Our disabled son hates mashed potato but loves chips. I can understand that, for him it’s a textural thing. He also loves cheese but hates cheesecake!

Actually, none of us have a sweet tooth. We all choose an entrée and main if we’re out instead of a main and a dessert as others would do. I can’t recall the last time we had sweet biscuits or cakes in our house, though come to think of it, I did make some hedgehog slice to take to an afternoon tea a month or two ago — does that count?
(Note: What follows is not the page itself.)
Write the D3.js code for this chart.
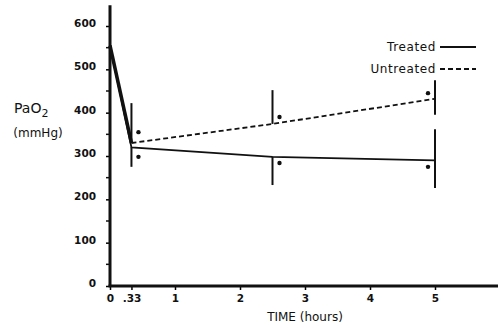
<!DOCTYPE html>
<meta charset="utf-8">
<style>
body { margin: 0; background: #fff; }
text { font-family: "DejaVu Sans", sans-serif; fill: #111; }
.tick text { font-size: 10.5px; font-weight: bold; }
.trt { fill: none; stroke: #111; stroke-width: 1.8px; }
.untrt { fill: none; stroke: #111; stroke-width: 1.8px; stroke-dasharray: 5,3; }
.bar { stroke: #111; stroke-width: 2px; }
</style>
<body>
<script src="https://d3js.org/d3.v7.min.js"></script>
<script>

// data
var times = [0, 0.33, 2.5, 5];
var treated = [555, 320, 298, 290];
var untreated = [555, 330, 374, 432];
// error bars: time, low, high
var treatedBars = [[0.33, 275, 320], [2.5, 233, 298], [5, 226, 362]];
var untreatedBars = [[0.33, 330, 422], [2.5, 374, 452], [5, 395, 475]];
// significance dots: time, value, side (1 right of bar, -1 left)
var dots = [[0.33, 355, 1], [0.33, 298, 1], [2.5, 390, 1], [2.5, 284, 1], [5, 445, -1], [5, 275, -1]];
var xTicks = [0, 0.33, 1, 2, 3, 4, 5];
var xTickLabels = ["0", ".33", "1", "2", "3", "4", "5"];
var yTicks = [0, 100, 200, 300, 400, 500, 600];
var yMinor = [50, 150, 250, 350, 450, 550];

var width = 498, height = 328;

var x = d3.scaleLinear().domain([0, 6]).range([110, 500]);
var y = d3.scaleLinear().domain([0, 600]).range([286, 26]);

var svg = d3.select("body").append("svg")
    .attr("width", width)
    .attr("height", height);

// y axis
var yAxis = svg.append("g")
    .attr("transform", "translate(" + x(0) + ",0)")
    .call(d3.axisLeft(y).tickValues(yTicks).tickSize(4).tickPadding(10));
yAxis.select(".domain").remove();
yAxis.selectAll(".tick line").attr("stroke-width", 1.5);
yAxis.selectAll(".tick text").attr("dy", "0.05em");
svg.append("g").selectAll("line").data(yMinor).enter().append("line")
    .attr("x1", x(0) - 4).attr("x2", x(0))
    .attr("y1", function(d) { return y(d); }).attr("y2", function(d) { return y(d); })
    .attr("stroke", "#111").attr("stroke-width", 1.5);
svg.append("line")
    .attr("x1", x(0)).attr("x2", x(0))
    .attr("y1", y(0) + 1).attr("y2", y(648))
    .attr("stroke", "#111").attr("stroke-width", 3);

// x axis
var xAxis = svg.append("g")
    .attr("transform", "translate(0," + y(0) + ")")
    .call(d3.axisBottom(x).tickValues(xTicks)
      .tickFormat(function(d, i) { return xTickLabels[i]; })
      .tickSize(4).tickPadding(5));
xAxis.select(".domain").remove();
xAxis.selectAll(".tick line").attr("stroke-width", 1.5);
svg.append("line")
    .attr("x1", x(0) - 1.5).attr("x2", width)
    .attr("y1", y(0)).attr("y2", y(0))
    .attr("stroke", "#111").attr("stroke-width", 3);

// lines
var line = d3.line()
    .x(function(d) { return x(d[0]); })
    .y(function(d) { return y(d[1]); });
svg.append("path").attr("class", "untrt")
    .attr("d", line(times.slice(1).map(function(t, i) { return [t, untreated[i + 1]]; })));
svg.append("path").attr("class", "trt")
    .attr("d", line(times.map(function(t, i) { return [t, treated[i]]; })));
svg.append("path").attr("class", "trt").style("stroke-width", "3.5px")
    .attr("d", line([[times[0], untreated[0]], [times[1], untreated[1]]]));

// error bars
svg.append("g").selectAll("line").data(treatedBars.concat(untreatedBars)).enter().append("line")
    .attr("class", "bar")
    .attr("x1", function(d) { return x(d[0]); }).attr("x2", function(d) { return x(d[0]); })
    .attr("y1", function(d) { return y(d[1]); }).attr("y2", function(d) { return y(d[2]); });

// dots
svg.append("g").selectAll("circle").data(dots).enter().append("circle")
    .attr("cx", function(d) { return x(d[0]) + d[2] * 7; })
    .attr("cy", function(d) { return y(d[1]); })
    .attr("r", 2.2).attr("fill", "#111");

// axis titles
var yt = svg.append("text").attr("x", 14).attr("y", 113).style("font-size", "14px");
yt.append("tspan").text("PaO");
yt.append("tspan").attr("dy", 4).style("font-size", "11px").text("2");
svg.append("text").attr("x", 38).attr("y", 137).attr("text-anchor", "middle")
    .style("font-size", "12px").text("(mmHg)");
svg.append("text").attr("x", 305).attr("y", 321).attr("text-anchor", "middle")
    .style("font-size", "12px").text("TIME (hours)");

// legend
var legend = [["Treated", "trt", 47], ["Untreated", "untrt", 69]];
legend.forEach(function(l) {
  svg.append("text").attr("x", 436).attr("y", l[2] + 4).attr("text-anchor", "end")
      .style("font-size", "12px").style("letter-spacing", "0.6px").text(l[0]);
  svg.append("line").attr("class", l[1])
      .attr("x1", 440).attr("x2", 476).attr("y1", l[2]).attr("y2", l[2]);
});

</script>
</body>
We’ve been reminiscing about foods we used to hate but now really enjoy. Broad beans were the first to pop into my head. I absolutely hated them as a kid, all pale grey, smelling foul and floury in the middle. Blergh! But of course, back then everything was boiled to buggery, lucky to even retain its shape on the plate let alone flavour.

These days I love them, double peeled, sautéed in butter and sprinkled with a good grinding of salt and pepper. No grey here, they’re brilliant green and taste wonderful! Just like Brussels sprouts! What used to be an evil watery mess is now steamed gently and flashed in a frying pan with a sprinkle of chopped bacon and sliced chilli. Brilliant!

DDD never like asparagus, probably because her grandmother only ever bought it canned. The pale-yellow spears were soft and floppy with a distinct, metallic sort of smell. These days my clever girl cooks up a fabulous chicken and fresh asparagus risotto, which is to die for!

We all hate oysters but love mussels. She loves sweet potatoes, we don’t. He adores Indian curries, the hotter the better, one where he sweats and his nose runs. I hate that. And the smell.

In winter, I love to make large pots of soup, but you can bet a safe dollar not everyone likes the same soup! Minestrone is virtually everyone’s favourite — it has so much goodness in it, you just about jump out of your skin looking at it! But my absolute favourite is lamb shank and barley soup. My husband balks at it, saying he won’t eat anything with grains in it. “Grains are for hippies and hogs,” he states.

When our daughter lived at home, she loved potato leek and bacon, a favourite with ‘Im Indoors too, but although I made it for them, I didn’t really like it that much, so I always passed. Both he and I love the rich, middle eastern spicy carrot and chickpea; DDD would turn her nose up at it, her reason was the smell of the cumin and turmeric.

Back in the ’60s, cooking never grabbed the imagination of the zeitgeist. It wasn’t until the likes of debonair, wine-swilling Graeme Kerr’s ‘radically different’ television show, the Galloping Gourmet, appeared in our living rooms did the lure of sticking gherkins and straz into a pineapple with a toothpick begin to pall.

After that, there’s a veritable list in toilet-roll proportions of television cooking shows and presenters who have embedded a style, an ingredient or an apparatus on every decade I’ve lived through. From the ’60s: Julia Child and Margaret Fulton. The ’70s: Bernard King. The ’80s: Gabriel Gate, Geoff Jansz and Peter Russell-Clarke. The ’90s: Ian Hewitson and the Iron Chefs. The 2000s: Jamie Oliver, Ben O’Donoghue and Curtis Stone, Nigella Lawson, Rick Stein, Antonio Carlucci and Genaro Contaldo, Georgio Locatelli, Sylvia Colloca, Adam Liaw, Justine Schofield, Poh Ling Yeow, Maggie Beer and Simon Bryant, the MasterChef trio … and on it goes with so many now on our screens it would be ludicrous to continue.

I find it interesting sometimes to mull over whether food preferences are hereditary, like my grandson’s lettuce sandwich, or learned. Or, now here’s a thought, have we gained them by osmosis via our stupidly large television screens and the plethora of cooking mags in our face at the supermarket checkout? One walk past and you have a sudden yearning for sous-vide pigeon thighs perchance?

What foods did you hate as a child but enjoy now? Are there meals that are ‘family favourites’, loved by all?